Written request: Write out the material again exactly, please, and omit the pictures.
==============================
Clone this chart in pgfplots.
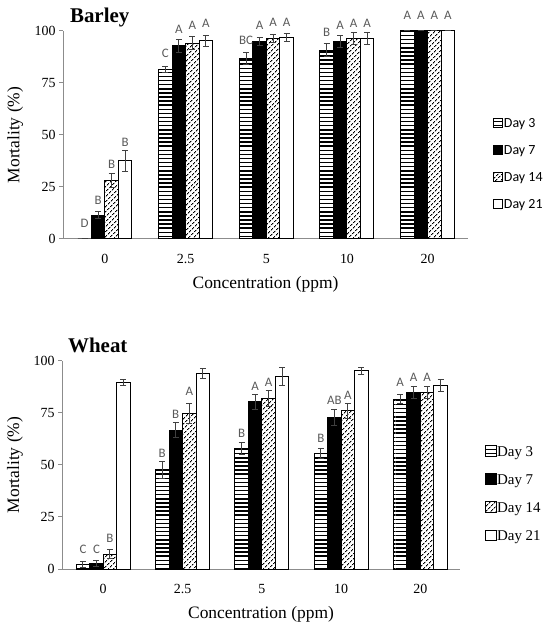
\documentclass[border=0pt]{standalone}
\usepackage{fontspec}
\setmainfont{Liberation Serif}
\newfontfamily\calibri{Carlito}
\usepackage{pgfplots}
\pgfplotsset{compat=1.18}
\usepackage{pgfplotstable}
\usetikzlibrary{patterns.meta}

\definecolor{axgray}{HTML}{8C8C8C}
\definecolor{errgray}{HTML}{404040}
\definecolor{labgray}{HTML}{5A5A5A}

% Barley
\pgfplotstableread{
x y e l s
0 0 0 D 7.7
1 81.5 1.5 C 4.7
2 86.8 3 BC 3.7
3 90.8 3 B 3.7
4 100 0 A 7.7
}\BarA
\pgfplotstableread{
x y e l s
0 11.5 1.5 B 3.7
1 92.8 3 A 2.4
2 94.8 2 A 4.7
3 94.8 2.8 A 2.7
4 100 0 A 7.7
}\BarB
\pgfplotstableread{
x y e l s
0 28.2 3.3 B 0.7
1 94.2 3 A 3.7
2 96.3 1.8 A 4.4
3 96.4 3 A 0.5
4 100 0 A 7.7
}\BarC
\pgfplotstableread{
x y e l s
0 37.5 5 B 0.7
1 95.3 2.6 A 3.7
2 96.8 2 A 2.9
3 96.4 3 A 0.5
4 100 0 A 7.7
}\BarD
% Wheat
\pgfplotstableread{
x y e l s
0 2 1.5 C 4.4
1 47.6 4 B 0.1
2 58 3 B 0.5
3 55.6 2.5 B 2.2
4 81.7 2 A 4.3
}\WhA
\pgfplotstableread{
x y e l s
0 2.7 1.5 C 3
1 66.8 3.5 B 0.2
2 80.4 3.5 A 0
3 72.9 4 AB 0.4
4 84.9 3 A 0.9
}\WhB
\pgfplotstableread{
x y e l s
0 7.2 2 B 3.3
1 74.8 5 A 4
2 82 4 A 0.1
3 76 3.5 A 0.3
4 84.9 3 A 0.9
}\WhC
\pgfplotstableread{
x y e
0 89.6 1.5
1 94 2.5
2 92.5 4.5
3 95.2 1.5
4 88.1 3
}\WhD

\pgfplotsset{
  myaxis/.style={
    scale only axis,
    ybar=0pt, bar width=13.5bp,
    ymin=0, ymax=100, xmin=-0.52, xmax=4.5,
    enlargelimits=false, clip=false,
    ytick={0,25,50,75,100},
    xtick={0,1,2,3,4}, xticklabels={0,2.5,5,10,20},
    axis x line*=bottom, axis y line*=left,
    axis line style={axgray, line width=1bp, -},
    major x tick style={draw=none},
    tick align=outside, major tick length=4bp,
    major y tick style={axgray, line width=1bp},
    tick label style={font=\fontsize{14}{16}\selectfont},
    /pgf/number format/assume math mode=true,
    xticklabel style={yshift=-8bp},
    xlabel={Concentration (ppm)}, ylabel={Mortality (\%)},
    label style={font=\fontsize{17.5}{20}\selectfont},
    xlabel style={at={(axis description cs:0.5,-0.22)}, anchor=center},
    ylabel style={at={(axis description cs:-0.118,0.5)}, anchor=center},
    legend cell align=left,
  },
  mybar/.style={draw=black, line width=1bp,
    error bars/y dir=both, error bars/y explicit,
    error bars/error bar style={errgray, line width=1bp},
    error bars/error mark options={errgray, line width=1bp, mark size=3bp, rotate=90}},
  mylab/.style={nodes near coords, point meta=explicit symbolic,
    visualization depends on={2.08*\thisrow{e}+\thisrow{s} \as \lshift},
    every node near coord/.append style={font=\calibri\fontsize{13}{14}\selectfont, text=labgray, yshift=\lshift bp}},
  hpat/.style={pattern={Lines[angle=0,distance=4.1bp,line width=1.5bp]}},
  dpat/.style={pattern={Lines[angle=45,distance=3.6bp,line width=1.1bp]}},
}

\begin{document}
\begin{tikzpicture}
\path[use as bounding box] (0,0) rectangle (550bp,630bp);

% ---------------- Barley ----------------
\begin{axis}[myaxis, at={(63bp,391bp)}, anchor=south west,
  width=405bp, height=208bp,
  legend style={at={(1.055,0.36)}, anchor=west, draw=none, fill=none,
    font=\calibri\fontsize{14}{16}\selectfont, row sep=14.5bp,
    nodes={inner ysep=1bp, inner xsep=0.5bp}},
  legend image code/.code={\draw[#1,line width=1bp] (0bp,-3.5bp) rectangle (9bp,5.5bp);},
]
\addplot[mybar, hpat, mylab] table[x=x,y=y,y error=e,meta=l]{\BarA};
\addplot[mybar, fill=black, mylab] table[x=x,y=y,y error=e,meta=l]{\BarB};
\addplot[mybar, dpat, mylab] table[x=x,y=y,y error=e,meta=l]{\BarC};
\addplot[mybar, fill=white, mylab] table[x=x,y=y,y error=e,meta=l]{\BarD};
\legend{Day 3, Day 7, Day 14, Day 21}
\node[anchor=base west, font=\bfseries\fontsize{21}{24}\selectfont, inner sep=0pt]
  at (rel axis cs:0.017,1) [yshift=8bp] {Barley};
\end{axis}

% ---------------- Wheat ----------------
\begin{axis}[myaxis, at={(62bp,61bp)}, anchor=south west,
  width=398bp, height=208bp,
  legend style={at={(1.055,0.36)}, anchor=west, draw=none, fill=none,
    font=\fontsize{15}{17}\selectfont, row sep=14.5bp,
    nodes={inner ysep=1bp, inner xsep=0.5bp}},
  legend image code/.code={\draw[#1,line width=1bp] (0bp,-4bp) rectangle (10.5bp,6.5bp);},
]
\addplot[mybar, hpat, mylab] table[x=x,y=y,y error=e,meta=l]{\WhA};
\addplot[mybar, fill=black, mylab] table[x=x,y=y,y error=e,meta=l]{\WhB};
\addplot[mybar, dpat, mylab] table[x=x,y=y,y error=e,meta=l]{\WhC};
\addplot[mybar, fill=white] table[x=x,y=y,y error=e]{\WhD};
\legend{Day 3, Day 7, Day 14, Day 21}
\node[anchor=base west, font=\bfseries\fontsize{21}{24}\selectfont, inner sep=0pt]
  at (rel axis cs:0.015,1) [yshift=8bp] {Wheat};
\end{axis}
\end{tikzpicture}
\end{document}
==============================
Exercise result:
Clone this chart in pgfplots.
\documentclass[border=0pt]{standalone}
\usepackage{fontspec}
\setmainfont{Liberation Serif}
\newfontfamily\calibri{Carlito}
\usepackage{pgfplots}
\pgfplotsset{compat=1.18}
\usepackage{pgfplotstable}
\usetikzlibrary{patterns.meta}

\definecolor{axgray}{HTML}{8C8C8C}
\definecolor{errgray}{HTML}{404040}
\definecolor{labgray}{HTML}{5A5A5A}

% Barley
\pgfplotstableread{
x y e l s
0 0 0 D 7.7
1 81.5 1.5 C 4.7
2 86.8 3 BC 3.7
3 90.8 3 B 3.7
4 100 0 A 7.7
}\BarA
\pgfplotstableread{
x y e l s
0 11.5 1.5 B 3.7
1 92.8 3 A 2.4
2 94.8 2 A 4.7
3 94.8 2.8 A 2.7
4 100 0 A 7.7
}\BarB
\pgfplotstableread{
x y e l s
0 28.2 3.3 B 0.7
1 94.2 3 A 3.7
2 96.3 1.8 A 4.4
3 96.4 3 A 0.5
4 100 0 A 7.7
}\BarC
\pgfplotstableread{
x y e l s
0 37.5 5 B 0.7
1 95.3 2.6 A 3.7
2 96.8 2 A 2.9
3 96.4 3 A 0.5
4 100 0 A 7.7
}\BarD
% Wheat
\pgfplotstableread{
x y e l s
0 2 1.5 C 4.4
1 47.6 4 B 0.1
2 58 3 B 0.5
3 55.6 2.5 B 2.2
4 81.7 2 A 4.3
}\WhA
\pgfplotstableread{
x y e l s
0 2.7 1.5 C 3
1 66.8 3.5 B 0.2
2 80.4 3.5 A 0
3 72.9 4 AB 0.4
4 84.9 3 A 0.9
}\WhB
\pgfplotstableread{
x y e l s
0 7.2 2 B 3.3
1 74.8 5 A 4
2 82 4 A 0.1
3 76 3.5 A 0.3
4 84.9 3 A 0.9
}\WhC
\pgfplotstableread{
x y e
0 89.6 1.5
1 94 2.5
2 92.5 4.5
3 95.2 1.5
4 88.1 3
}\WhD

\pgfplotsset{
  myaxis/.style={
    scale only axis,
    ybar=0pt, bar width=13.5bp,
    ymin=0, ymax=100, xmin=-0.52, xmax=4.5,
    enlargelimits=false, clip=false,
    ytick={0,25,50,75,100},
    xtick={0,1,2,3,4}, xticklabels={0,2.5,5,10,20},
    axis x line*=bottom, axis y line*=left,
    axis line style={axgray, line width=1bp, -},
    major x tick style={draw=none},
    tick align=outside, major tick length=4bp,
    major y tick style={axgray, line width=1bp},
    tick label style={font=\fontsize{14}{16}\selectfont},
    /pgf/number format/assume math mode=true,
    xticklabel style={yshift=-8bp},
    xlabel={Concentration (ppm)}, ylabel={Mortality (\%)},
    label style={font=\fontsize{17.5}{20}\selectfont},
    xlabel style={at={(axis description cs:0.5,-0.22)}, anchor=center},
    ylabel style={at={(axis description cs:-0.118,0.5)}, anchor=center},
    legend cell align=left,
  },
  mybar/.style={draw=black, line width=1bp,
    error bars/y dir=both, error bars/y explicit,
    error bars/error bar style={errgray, line width=1bp},
    error bars/error mark options={errgray, line width=1bp, mark size=3bp, rotate=90}},
  mylab/.style={nodes near coords, point meta=explicit symbolic,
    visualization depends on={2.08*\thisrow{e}+\thisrow{s} \as \lshift},
    every node near coord/.append style={font=\calibri\fontsize{13}{14}\selectfont, text=labgray, yshift=\lshift bp}},
  hpat/.style={pattern={Lines[angle=0,distance=4.1bp,line width=1.5bp]}},
  dpat/.style={pattern={Lines[angle=45,distance=3.6bp,line width=1.1bp]}},
}

\begin{document}
\begin{tikzpicture}
\path[use as bounding box] (0,0) rectangle (550bp,630bp);

% ---------------- Barley ----------------
\begin{axis}[myaxis, at={(63bp,391bp)}, anchor=south west,
  width=405bp, height=208bp,
  legend style={at={(1.055,0.36)}, anchor=west, draw=none, fill=none,
    font=\calibri\fontsize{14}{16}\selectfont, row sep=14.5bp,
    nodes={inner ysep=1bp, inner xsep=0.5bp}},
  legend image code/.code={\draw[#1,line width=1bp] (0bp,-3.5bp) rectangle (9bp,5.5bp);},
]
\addplot[mybar, hpat, mylab] table[x=x,y=y,y error=e,meta=l]{\BarA};
\addplot[mybar, fill=black, mylab] table[x=x,y=y,y error=e,meta=l]{\BarB};
\addplot[mybar, dpat, mylab] table[x=x,y=y,y error=e,meta=l]{\BarC};
\addplot[mybar, fill=white, mylab] table[x=x,y=y,y error=e,meta=l]{\BarD};
\legend{Day 3, Day 7, Day 14, Day 21}
\node[anchor=base west, font=\bfseries\fontsize{21}{24}\selectfont, inner sep=0pt]
  at (rel axis cs:0.017,1) [yshift=8bp] {Barley};
\end{axis}

% ---------------- Wheat ----------------
\begin{axis}[myaxis, at={(62bp,61bp)}, anchor=south west,
  width=398bp, height=208bp,
  legend style={at={(1.055,0.36)}, anchor=west, draw=none, fill=none,
    font=\fontsize{15}{17}\selectfont, row sep=14.5bp,
    nodes={inner ysep=1bp, inner xsep=0.5bp}},
  legend image code/.code={\draw[#1,line width=1bp] (0bp,-4bp) rectangle (10.5bp,6.5bp);},
]
\addplot[mybar, hpat, mylab] table[x=x,y=y,y error=e,meta=l]{\WhA};
\addplot[mybar, fill=black, mylab] table[x=x,y=y,y error=e,meta=l]{\WhB};
\addplot[mybar, dpat, mylab] table[x=x,y=y,y error=e,meta=l]{\WhC};
\addplot[mybar, fill=white] table[x=x,y=y,y error=e]{\WhD};
\legend{Day 3, Day 7, Day 14, Day 21}
\node[anchor=base west, font=\bfseries\fontsize{21}{24}\selectfont, inner sep=0pt]
  at (rel axis cs:0.015,1) [yshift=8bp] {Wheat};
\end{axis}
\end{tikzpicture}
\end{document}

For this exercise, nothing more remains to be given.